Problem w tym, że specyfika pracy w Realu na stanowisku trenera jest cholernie trudna. Wystarczy jeden słabszy mecz, by wieszczono ci rychłe zwolnienie. Zwłaszcza, gdy jest to mecz przeciwko Barcelonie. Jasne, Zidane nie jest trenerem klasy Mourinho czy Ancelottiego. Pewnie daleko mu nawet do Rafy Beníteza, którego zastąpił. Ale, w przeciwieństwie choćby do drugiego sezonu Carlo albo trzeciego José, jego Real „ogarnia”.
Trudno znaleźć mi tu zresztą lepsze słowa. „Gra znakomicie” – nie, to nie byłaby prawda. „Nokautuje rywali” – nie no, do nokautów w tym sezonie daleko. „Ogarnia” – tak. Ni mniej, ni więcej. Gra na tyle skutecznie, by wygrywać większość spotkań mimo potknięć z tyłu i słabszej formy Navasa. Potrafi zagrać świetny mecz albo połowę, by potem zlecieć kilka poziomów w dół, ale(!) wciąż zgarnąć trzy punkty. Taki to Real – sam często jestem zdenerwowany przez jego minimalizm i wymęczone wygrane, przyznaję szczerze. Ale to Real, który wciąż zależy od siebie w Primera División i Lidze Mistrzów. Czego chcieć więcej*?

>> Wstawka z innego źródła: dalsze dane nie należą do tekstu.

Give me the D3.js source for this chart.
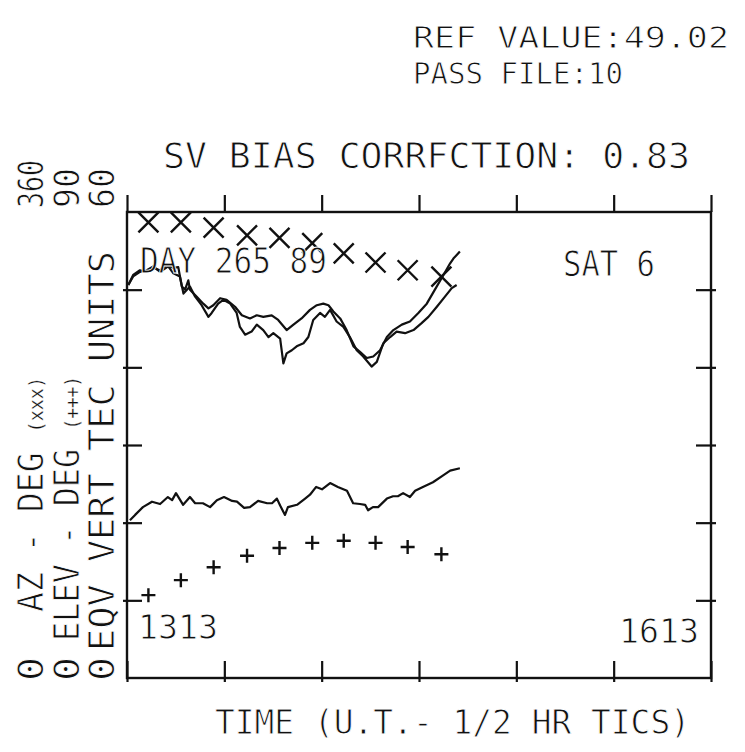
<!DOCTYPE html>
<html>
<head>
<meta charset="utf-8">
<script src="https://cdn.jsdelivr.net/npm/d3@7"></script>
<style>
  body { margin: 0; background: #fff; }
  svg text { font-family: "DejaVu Sans Mono", monospace; fill: #111; stroke: #fff; stroke-width: 0.9px; }
  svg text tspan.small { stroke-width: 0.3px; }
</style>
</head>
<body>
<div id="chart"></div>
<script>
// time in minutes after 13:13 UT, half hour tics
const timeTicks = [0, 30, 60, 90, 120, 150, 180];
const tecTicks = [0, 10, 20, 30, 40, 50, 60];

// azimuth (x markers) and elevation (+ markers), every 10 minutes
const markTime = [6.6, 16.6, 26.7, 37.0, 47.0, 57.1, 66.8, 76.6, 86.5, 96.9];
const azimuth = [352, 352, 348, 342, 340, 336, 328, 321, 315, 310];
const elevation = [16.0, 18.9, 21.4, 23.6, 25.1, 26.1, 26.5, 26.1, 25.3, 23.9];

// slant TEC, two traces [minute, TEC units]
const slantA = [
  [0.4, 50.6], [1.9, 51.9], [4.0, 52.5], [6.1, 52.3], [8.1, 52.8], [10.2, 52.5],
  [12.2, 53.2], [14.3, 52.8], [15.8, 52.9], [16.9, 50.4], [17.9, 50.0], [18.9, 51.2],
  [19.4, 50.0], [21.5, 49.1], [23.5, 48.2], [25.1, 47.6], [26.6, 48.0], [28.7, 48.9],
  [30.7, 48.7], [33.3, 47.8], [35.4, 46.7], [37.9, 46.3], [40.0, 46.7], [42.0, 46.5],
  [44.6, 46.7], [46.6, 46.1], [49.2, 44.8], [51.3, 45.5], [53.8, 46.3], [56.4, 47.4],
  [58.5, 48.0], [60.5, 48.2], [62.1, 48.0], [63.6, 47.2], [65.7, 46.3], [67.7, 44.8],
  [69.8, 42.7], [71.8, 42.0], [73.9, 41.2], [75.9, 41.4], [78.0, 42.2], [80.1, 43.9],
  [82.1, 44.8], [84.7, 45.5], [87.2, 45.9], [89.8, 47.0], [92.4, 48.2], [94.9, 50.0],
  [97.0, 51.5], [99.6, 53.4], [100.6, 54.0], [102.6, 54.9]
];
const slantB = [
  [0.4, 50.6], [1.9, 51.7], [4.0, 52.3], [6.1, 52.5], [8.1, 53.0], [10.2, 52.3],
  [12.7, 53.0], [14.3, 52.1], [16.3, 51.7], [17.4, 49.5], [19.4, 50.4], [21.0, 49.1],
  [23.0, 48.0], [25.1, 46.5], [26.1, 47.0], [28.1, 48.2], [29.7, 48.7], [31.8, 48.2],
  [33.8, 47.0], [34.8, 45.2], [36.4, 44.2], [38.4, 44.6], [40.0, 45.5], [42.0, 44.8],
  [43.6, 43.9], [45.1, 44.4], [47.2, 43.7], [48.2, 40.5], [49.2, 41.8], [50.8, 42.2],
  [52.3, 42.7], [54.4, 43.1], [55.9, 43.9], [57.4, 46.1], [59.5, 47.0], [61.0, 46.5],
  [62.6, 47.4], [64.6, 45.9], [66.7, 45.2], [68.7, 43.9], [70.8, 42.2], [72.8, 41.4],
  [75.4, 40.1], [77.0, 40.7], [79.0, 43.1], [81.1, 43.9], [83.1, 44.6], [85.7, 44.4],
  [88.3, 44.8], [90.8, 45.7], [92.9, 46.5], [95.5, 47.8], [98.0, 49.1], [100.1, 50.2],
  [101.6, 50.6]
];

// equivalent vertical TEC [minute, TEC units]
const vertTec = [
  [0.9, 20.3], [2.5, 21.0], [4.9, 22.0], [7.7, 22.7], [10.2, 22.4], [12.6, 23.3],
  [13.9, 22.9], [15.1, 23.8], [17.3, 22.3], [19.4, 23.3], [21.0, 22.5], [23.4, 22.5],
  [25.6, 22.0], [27.7, 22.9], [29.9, 23.3], [32.4, 22.8], [33.9, 22.7], [36.1, 21.9],
  [37.9, 22.0], [40.4, 22.8], [43.2, 22.5], [44.7, 22.5], [46.2, 23.1], [47.2, 22.2],
  [48.7, 21.0], [49.6, 22.0], [52.4, 22.3], [54.9, 23.1], [56.4, 23.6], [58.3, 24.6],
  [60.1, 24.3], [62.6, 25.1], [65.0, 24.6], [67.8, 24.1], [69.7, 22.5], [71.8, 22.4],
  [73.4, 22.3], [74.3, 21.6], [75.8, 22.0], [77.4, 22.0], [80.1, 23.1], [82.0, 23.4],
  [83.5, 23.4], [85.1, 23.8], [87.2, 23.3], [88.8, 24.1], [91.2, 24.6], [94.3, 25.2],
  [97.1, 26.0], [99.6, 26.7], [102.6, 27.0]
];

const W = 745, H = 752;
const svg = d3.select('#chart').append('svg')
  .attr('width', W)
  .attr('height', H);

const plotLeft = 127, plotRight = 711, plotTop = 212, plotBottom = 678;

const x = d3.scaleLinear().domain([0, 180]).range([plotLeft, plotRight]);
const yTec = d3.scaleLinear().domain([0, 60]).range([plotBottom, plotTop]);
const yAz = d3.scaleLinear().domain([0, 360]).range([plotBottom, plotTop]);
const yEl = d3.scaleLinear().domain([0, 90]).range([plotBottom, plotTop]);

const ink = '#111';

// frame
svg.append('rect')
  .attr('x', plotLeft).attr('y', plotTop)
  .attr('width', plotRight - plotLeft).attr('height', plotBottom - plotTop)
  .attr('fill', 'none').attr('stroke', ink).attr('stroke-width', 2.4);

// axes, tics only
function styleAxis(g) {
  g.select('.domain').remove();
  g.selectAll('text').remove();
  g.selectAll('line').attr('stroke', ink).attr('stroke-width', 2.2);
}

svg.append('g')
  .attr('transform', `translate(0,${plotTop})`)
  .call(d3.axisTop(x).tickValues(timeTicks).tickSize(17))
  .call(styleAxis);

svg.append('g')
  .attr('transform', `translate(0,${plotBottom})`)
  .call(d3.axisBottom(x).tickValues(timeTicks).tickSize(-17))
  .call(styleAxis)
  .selectAll('line').attr('y1', 4);

svg.append('g')
  .attr('transform', `translate(${plotLeft},0)`)
  .call(d3.axisLeft(yTec).tickValues(tecTicks.slice(1, -1)).tickSize(-15))
  .call(styleAxis)
  .selectAll('line').attr('x1', -4);

svg.append('g')
  .attr('transform', `translate(${plotRight},0)`)
  .call(d3.axisRight(yTec).tickValues(tecTicks.slice(1, -1)).tickSize(-15))
  .call(styleAxis)
  .selectAll('line').attr('x1', 5);

// TEC traces
const line = d3.line().x(d => x(d[0])).y(d => yTec(d[1]));
[slantA, slantB, vertTec].forEach(s => {
  svg.append('path')
    .datum(s)
    .attr('d', line)
    .attr('fill', 'none')
    .attr('stroke', ink)
    .attr('stroke-width', 2.2)
    .attr('stroke-linejoin', 'round');
});

// azimuth markers
const xs = 10;
svg.append('g').selectAll('path')
  .data(markTime.map((t, i) => [t, azimuth[i]]))
  .join('path')
  .attr('d', d => {
    const cx = x(d[0]), cy = yAz(d[1]);
    return `M${cx - xs},${cy - xs}L${cx + xs},${cy + xs}M${cx - xs},${cy + xs}L${cx + xs},${cy - xs}`;
  })
  .attr('stroke', ink).attr('stroke-width', 2.4).attr('fill', 'none');

// elevation markers
const ps = 7;
svg.append('g').selectAll('path')
  .data(markTime.map((t, i) => [t, elevation[i]]))
  .join('path')
  .attr('d', d => {
    const cx = x(d[0]), cy = yEl(d[1]);
    return `M${cx - ps},${cy}L${cx + ps},${cy}M${cx},${cy - ps}L${cx},${cy + ps}`;
  })
  .attr('stroke', ink).attr('stroke-width', 2.4).attr('fill', 'none');

// texts
function label(txt, px, py, size, len) {
  const t = svg.append('text')
    .attr('x', px).attr('y', py)
    .attr('font-size', size)
    .text(txt);
  if (len) t.attr('textLength', len).attr('lengthAdjust', 'spacingAndGlyphs');
  return t;
}

label('REF VALUE:49.02', 413, 48, 31, 316);
label('PASS FILE:10', 413, 84, 31, 210);
label('SV BIAS CORRFCTION: 0.83', 163, 168, 35, 527);
label('DAY 265 89', 140, 273, 35, 187);
label('SAT 6', 563, 276, 35, 92);
label('1313', 138, 639, 34, 80);
label('1613', 619, 643, 34, 80);
label('TIME (U.T.- 1/2 HR TICS)', 215, 734, 33, 475);

// rotated axis titles, one column per scale
const colBase = [43, 79, 114];
const colZero = ['0', '0', '0'];
const colTop = ['360', '90', '60'];
const colTopLen = [48, 40, 40];

function vlabel(px, py, size, len) {
  return svg.append('text')
    .attr('transform', `translate(${px},${py}) rotate(-90)`)
    .attr('font-size', size)
    .attr('textLength', len || null)
    .attr('lengthAdjust', 'spacingAndGlyphs');
}

colBase.forEach((bx, i) => {
  vlabel(bx, 681, 36, 24).text(colZero[i]);
  vlabel(bx, 208, 36, colTopLen[i]).text(colTop[i]);
});

const az = vlabel(colBase[0], 612, 36, 235);
az.append('tspan').text('AZ - DEG ');
az.append('tspan').attr('class', 'small').attr('font-size', 20).text('(xxx)');

const el = vlabel(colBase[1], 641, 36, 265);
el.append('tspan').text('ELEV - DEG ');
el.append('tspan').attr('class', 'small').attr('font-size', 20).text('(+++)');

vlabel(colBase[2], 651, 36, 400).text('EQV VERT TEC UNITS');
</script>
</body>
</html>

Szczerze nie rozumiem głosów, które już teraz domagają się głowy trenera. Real walczy o dwa najważniejsze trofea i ma na nie duże szanse, a wśród niektórych fanów Królewskich tworzy się opozycja wobec pozostawienia Zidane’a na stanowisku. Naprawdę? Wiem, że ten klub to wielki klub. Być może największy. Że nie ma tu miejsca na pomyłki i co sezon oczekuje się zwycięstw, trofeów i pobijania rekordów. Wiem. I tym bardziej dziwi mnie to rozporządzanie stanowiskiem Zizou.
Zidane bottling La Liga. I hope he gets fired. Tired of this #ElClasico
— Jemias (@scuzzyk) April 23, 2017
Bo przecież wszystkie trzy elementy dostajemy regularnie za jego kadencji – procent wygranych Francuz ma na znakomitym poziomie, trofea zdobył już trzy, a kolejne dwa może dołożyć w maju, udało się też pobić kilka rekordów. Jeśli to wciąż za mało, to nie wiem, co musiałby zrobić trener, by fani stali za nim murem. Wygrać wszystkie mecze w sezonie? Czy to też będzie niewystarczające?
Nie apeluję o to, by wszyscy stali się fanami talentu(?) trenerskiego Zidane’a. Nie o to chodzi. Apeluję by poczekać jeszcze miesiąc i zobaczyć, co z tego wszystkiego wyniknie. I pozwolić sobie na cierpliwość – sami doskonale wiemy, czym zakończyła się ostatnia zmiana trenera, w której jej zabrakło. Do niej dołożyć jeszcze spokój. Bo tego piłkarzom i trenerowi teraz najbardziej potrzeba. Tylko tyle i aż tyle. Da się zrobić?
*odpowiedzi „triplete” nie są punktowane, darujcie sobie.